According to the Minerals Marketing Corporation of Zimbabwe (MMCZ), salt deposits are also found in Mwenezi.
Apart from sea water, salt also comes from sodium chloride mineral halite, also known as rock salt.
Rock salt occurs in vast beds of sedimentary evaporite minerals that result from the drying up of enclosed lakes, playas, and seas. Salt beds may be up to 350 metres thick and underlie broad areas.
Salt is extracted from underground beds either by mining or by solution mining using water to dissolve the salt. In solution mining, salt reaches the surface as brine from which the water is evaporated leaving salt crystals.
Geologists often use a variety of techniques to locate salt domes in the subsurface when they are exploring for new oil and gas resources.
While the Dande area is also rich in coal and gold, the availability of salt in the district could point to Zimbabwe’s oil discovery by Australian listed, Invictus Energy, whose geochemical studies last year confirmed oil potential of the Cabora Bassa Basin in the Muzarabani district.
Salt pans have also been reported in Hwange National Park, situated 8km from Robin’s camp.
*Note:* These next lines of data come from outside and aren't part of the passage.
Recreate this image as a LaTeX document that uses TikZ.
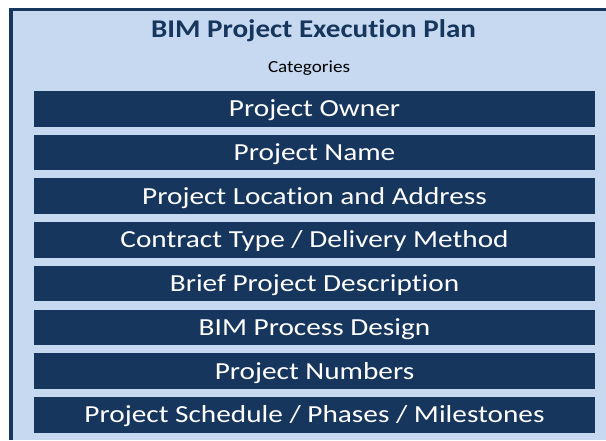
\documentclass[tikz,border=0pt]{standalone}
\usepackage{fontspec}
\setmainfont{Carlito}[Ligatures=NoCommon]
\definecolor{navy}{HTML}{17365D}
\definecolor{lightblue}{HTML}{C6D9F1}
\newcommand\barfont{\fontsize{24.5}{26}\selectfont}
\newcommand\ttlfont{\bfseries\fontsize{25.5}{28}\selectfont}
\newcommand\subfont{\fontsize{17}{19}\selectfont}
\newlength\barref
\newlength\ttlref
\newlength\subref
\settowidth\barref{\barfont Project Schedule / Phases / Milestones}
\settowidth\ttlref{\ttlfont BIM Project Execution Plan}
\settowidth\subref{\subfont Categories}
\pgfmathsetmacro\barsx{460/\barref}
\pgfmathsetmacro\ttlsx{325/\ttlref}
\pgfmathsetmacro\subsx{82/\subref}
\newcommand\barwide[1]{\scalebox{\barsx}[1]{#1}}
\tikzset{
  catbar/.style={fill=navy, text=white, minimum width=561pt, minimum height=35.5pt, inner sep=0pt, text height=16pt, text depth=0pt, font=\barfont},
  titletext/.style={text=navy, font=\ttlfont, anchor=base, inner sep=0pt},
  subtext/.style={text=black, font=\subfont, anchor=base, inner sep=0pt}
}
\begin{document}
\begin{tikzpicture}[x=1pt,y=-1pt]
\useasboundingbox (0,0) rectangle (606,440);
\fill[lightblue] (9,7.5) rectangle (606,440);
\fill[navy] (9,7.5) rectangle (606,10.5);
\fill[navy] (9,7.5) rectangle (12.5,440);
\node[titletext] (title) at (313.5,37) {\scalebox{\ttlsx}[1]{BIM Project Execution Plan}};
\node[subtext] (sub) at (309,72.8) {\scalebox{\subsx}[1]{Categories}};
\node[catbar] (b1) at (314.5,108.8) {\barwide{Project Owner}};
\node[catbar] (b2) at (314.5,152.5) {\barwide{Project Name}};
\node[catbar] (b3) at (314.5,196.2) {\barwide{Project Location and Address}};
\node[catbar] (b4) at (314.5,239.9) {\barwide{Contract Type / Delivery Method}};
\node[catbar] (b5) at (314.5,283.6) {\barwide{Brief Project Description}};
\node[catbar] (b6) at (314.5,327.3) {\barwide{BIM Process Design}};
\node[catbar] (b7) at (314.5,371.0) {\barwide{Project Numbers}};
\node[catbar] (b8) at (314.5,414.8) {\barwide{Project Schedule / Phases / Milestones}};
\end{tikzpicture}
\end{document}
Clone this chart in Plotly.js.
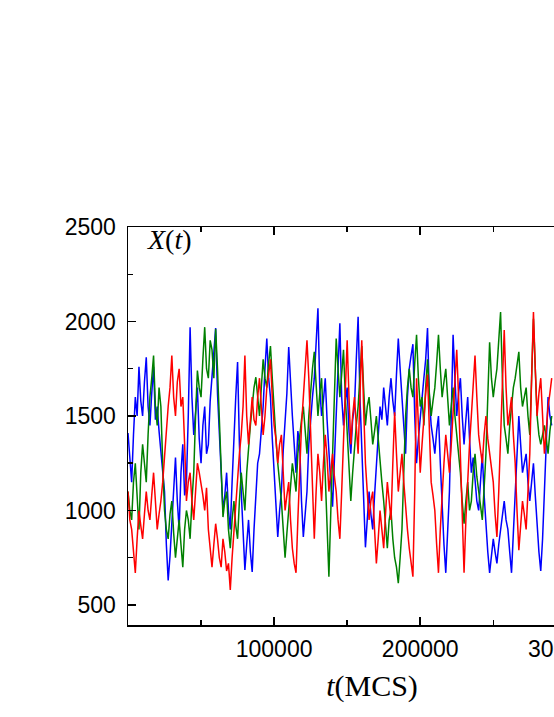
<!DOCTYPE html>
<html>
<head>
<meta charset="utf-8">
<script src="https://cdn.plot.ly/plotly-3.0.1.min.js"></script>
<style>
html,body{margin:0;padding:0;overflow:hidden;background:#fff;width:554px;height:717px;}
#chart{width:800px;height:717px;}
</style>
</head>
<body>
<div id="chart"></div>
<script>
// time step of the sampled series (MCS)
const tStep = 1250;

const blueX = [
 1410,1250,1150,1400,1600,1500,1760,1580,1500,1680,1810,1550,1450,1620,1760,1480,1550,1420,1300,1180,
 1100,820,630,760,950,1150,1280,1050,900,1200,1350,1080,1150,1500,1970,1600,1400,1520,1650,1380,
 1250,1450,1550,1300,1350,1580,1700,1850,1965,1620,1400,1150,1000,1080,1200,1000,900,1150,1400,1600,
 1785,1350,1100,880,685,820,950,780,675,900,1100,1250,1300,1420,1550,1750,1910,1700,1600,1380,
 1200,980,860,1000,1100,1320,1450,1620,1865,1650,1500,1350,1200,1420,1350,1050,860,980,1100,1350,
 1500,1600,1700,1880,2070,1650,1500,1580,1700,1480,1300,1150,1020,1250,1500,1780,1990,1600,1450,1580,
 1650,1420,1300,1480,1550,1800,2025,1600,1350,1050,805,950,1100,980,900,1080,1250,1400,1550,1480,
 1650,1550,1450,1600,1700,1580,1500,1720,1910,1750,1600,1420,1300,1600,1750,1820,1880,1500,1250,1380,
 1500,1620,1700,1800,1965,1600,1450,1380,1300,1420,1500,1250,1000,820,670,900,1100,1500,1930,1700,
 1500,1620,1700,1500,1350,1480,1600,1380,1200,1280,1150,1050,1000,1150,1300,1080,900,780,670,760,
 850,780,720,820,900,980,1050,950,900,780,670,880,1100,1300,1500,1350,1200,1250,1300,1150,
 1050,1150,1250,1080,900,780,680,850,1100,1350,1600,1500,1450
];

const greenX = [
 1100,1000,950,1150,1250,1050,900,1200,1350,1250,1150,1400,1600,1700,1820,1550,1450,1650,1550,1250,
 1000,900,850,980,1050,880,750,850,950,820,700,900,1000,950,850,1050,1200,1500,1740,1650,
 1600,1800,1970,1750,1700,1900,1850,1700,1960,1750,1500,1200,965,1050,1100,900,800,950,1050,920,
 850,1050,1200,1100,1000,1200,1350,1450,1550,1650,1705,1600,1500,1650,1800,1700,1650,1780,1870,1700,
 1500,1380,1250,1150,1050,900,750,880,1000,1150,1250,1180,1100,1300,1400,1480,1550,1420,1300,1500,
 1650,1750,1840,1650,1500,1620,1700,1450,1200,900,650,980,1300,1600,1910,1750,1600,1720,1850,1600,
 1400,1200,1050,1200,1350,1450,1550,1700,1870,1650,1450,1550,1600,1480,1350,1420,1500,1380,1250,1150,
 1050,900,800,950,1000,850,750,700,615,750,900,1200,1500,1650,1750,1650,1600,1780,1930,1700,
 1550,1600,1450,1650,1800,1620,1500,1580,1650,1780,1930,1750,1600,1680,1750,1600,1450,1550,1650,1500,
 1400,1300,1200,1050,930,1050,1150,1000,1050,1200,1300,1180,1100,1000,950,1120,1300,1600,1890,1700,
 1600,1680,1750,1900,2050,1700,1450,1380,1300,1450,1550,1650,1700,1780,1840,1650,1550,1600,1650,1500,
 1400,1700,2015,1750,1500,1400,1350,1400,1450,1380,1300,1420,1500
];

const redX = [
 1100,950,900,780,670,850,1000,920,850,980,1100,1000,950,1080,1200,1050,900,980,1050,1150,
 1300,1450,1550,1650,1820,1600,1500,1680,1750,1550,1600,1350,1050,1150,1200,1050,950,1100,1250,1200,
 1150,1080,1000,1120,900,800,700,820,930,850,750,700,850,780,680,720,580,750,900,1050,
 1150,1300,1400,1550,1820,1500,1350,1500,1600,1480,1450,1600,1700,1550,1400,1500,1650,1720,1800,1600,
 1450,1380,1250,1350,1400,1200,1000,1080,1150,950,800,720,670,950,1250,1450,1600,1750,1900,1700,
 1450,1150,850,1100,1300,1200,1050,1250,1400,1280,1100,1200,1300,1180,1100,950,850,1100,1400,1650,
 1900,1600,1350,1500,1600,1450,1300,1600,1900,1550,1250,1100,950,1050,1100,900,720,850,1000,900,
 800,980,1150,1050,950,1250,1520,1300,1100,1200,1300,1150,1000,900,800,720,650,1100,1700,1450,
 1200,1350,1500,1620,1720,1400,1150,1080,1000,820,670,900,1100,1250,1400,1300,1200,1350,1500,1650,
 1850,1600,1300,1000,670,950,1200,1350,1500,1650,1820,1600,1400,1320,1250,1400,1500,1380,1300,1250,
 1150,980,860,1100,1400,1700,1955,1650,1450,1520,1600,1400,1250,1000,790,920,1050,980,900,1100,
 1300,1700,2050,1750,1500,1620,1700,1500,1300,1420,1550,1620,1700
];

const series = [
  {name: 'blue', y: blueX, color: '#0000ff'},
  {name: 'green', y: greenX, color: '#008000'},
  {name: 'red', y: redX, color: '#ff0000'}
];

const traces = series.map(s => ({
  x: s.y.map((_, i) => i * tStep), y: s.y, type: 'scatter', mode: 'lines', name: s.name,
  line: {color: s.color, width: 1.5}, hoverinfo: 'skip'
}));

const tickFont = {family: 'Liberation Sans, Arial, sans-serif', size: 23, color: '#000'};

const layout = {
  width: 800, height: 717,
  margin: {l: 128, r: 184, t: 227, b: 92},
  paper_bgcolor: '#fff', plot_bgcolor: '#fff',
  showlegend: false,
  xaxis: {
    range: [0, 334000], showgrid: false, zeroline: false,
    showline: true, linecolor: '#000', linewidth: 1.5, mirror: 'ticks',
    ticks: 'inside', ticklen: 8, tickwidth: 1.5, tickcolor: '#000',
    tickvals: [100000, 200000, 300000], tickformat: 'd',
    minor: {tickvals: [50000, 150000, 250000], ticks: 'inside', ticklen: 5, tickwidth: 1.5, tickcolor: '#000'},
    tickfont: tickFont, ticklabelstandoff: 3,
    title: {text: '<i>t</i>(MCS)', font: {family: 'Liberation Serif, Times New Roman, serif', size: 30, color: '#000'}, standoff: 14}
  },
  yaxis: {
    range: [394, 2500], showgrid: false, zeroline: false,
    showline: true, linecolor: '#000', linewidth: 1.5, mirror: 'ticks',
    ticks: 'inside', ticklen: 8, tickwidth: 1.5, tickcolor: '#000',
    tickvals: [500, 1000, 1500, 2000, 2500], tickformat: 'd',
    minor: {tickvals: [750, 1250, 1750, 2250], ticks: 'inside', ticklen: 5, tickwidth: 1.5, tickcolor: '#000'},
    tickfont: tickFont, ticklabelstandoff: 6
  },
  annotations: [{
    xref: 'paper', yref: 'paper', x: 0.035, y: 1.012, xanchor: 'left', yanchor: 'top',
    text: '<i>X</i>(<i>t</i>)', showarrow: false,
    font: {family: 'Liberation Serif, Times New Roman, serif', size: 28, color: '#000'}
  }]
};

Plotly.newPlot('chart', traces, layout, {staticPlot: true, displayModeBar: false});
</script>
</body>
</html>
The availability of such salt pans in the national park can also be used in scientific research of the evidence of huge deposits of coal-bed methane (CBM) gas discovery in Matebeleland north province in May 2014, estimated to be over 23 billion cubic feet per square mile with Hwange and Lupane alone are projected to hold over 800 million cubic metres per square kilometre.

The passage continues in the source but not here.